I'd really be interested in post-mortems. As long as you're not using SDN/overlay networks/weird plugins for Cinder instead of plain NFS, many components of OpenStack are nothing more but a config generator and deployer for core Linux iptables/bridges/KVM virtualization.
> It could never run anything reliably and they scrapped the entire project and re-purposed all the servers for DC/OS, which was super nice and reliable and every team migrate hundreds of services onto.
We're moving our stuff away from DC/OS as we're sick of the instabilities and especially the UI and configuration changing every release. It's been two and a half years of banana-ware for us.
Our biggest pain point, next to the tendency of amok-running deployments leading to disks filled up with useless logs (leading once to a totally corrupted master after a weekend), was/is that the "official" Jenkins package is the ultimate PITA to upgrade, massively lags behind despite security issues (current: 2.150.3 - mesosphere/jenkins: 2.150.1!) and you can't even run Jenkins outside of DC/OS because it needs the Marathon shared library to work.
Another thing that we dearly missed was the ability to "drain" a node - for example if I want to perform maintenance on a node, but cannot shut it down right now as a service on the node is being used... then I'd like to at least prevent new jobs from being spawned on that node.
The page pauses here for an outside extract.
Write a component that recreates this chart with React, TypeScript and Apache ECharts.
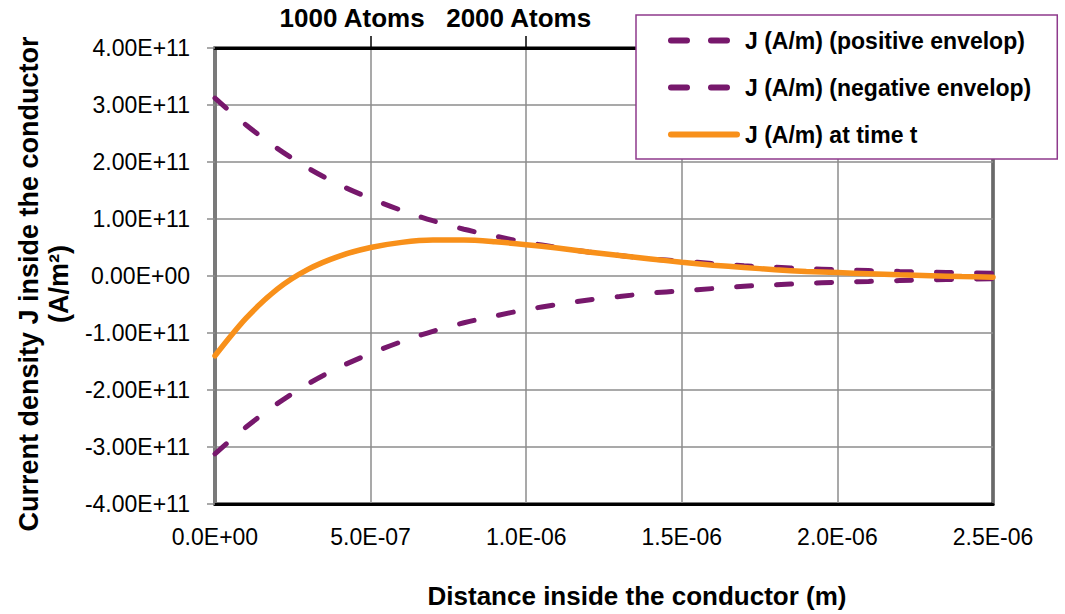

Or during system upgrades that stopping the resolvconf generator does not restore the original resolv.conf leading to a broken DNS, or when specifying NTP servers by name that the NTP server could not be resolved at boot time (as the resolv.conf still referred to the weird DCOS-round-robin-DNS), leading to DC/OS not wanting to start because the clock was out of sync,...
No cloud for that project, contractual prohibition - everything must be kept in-house.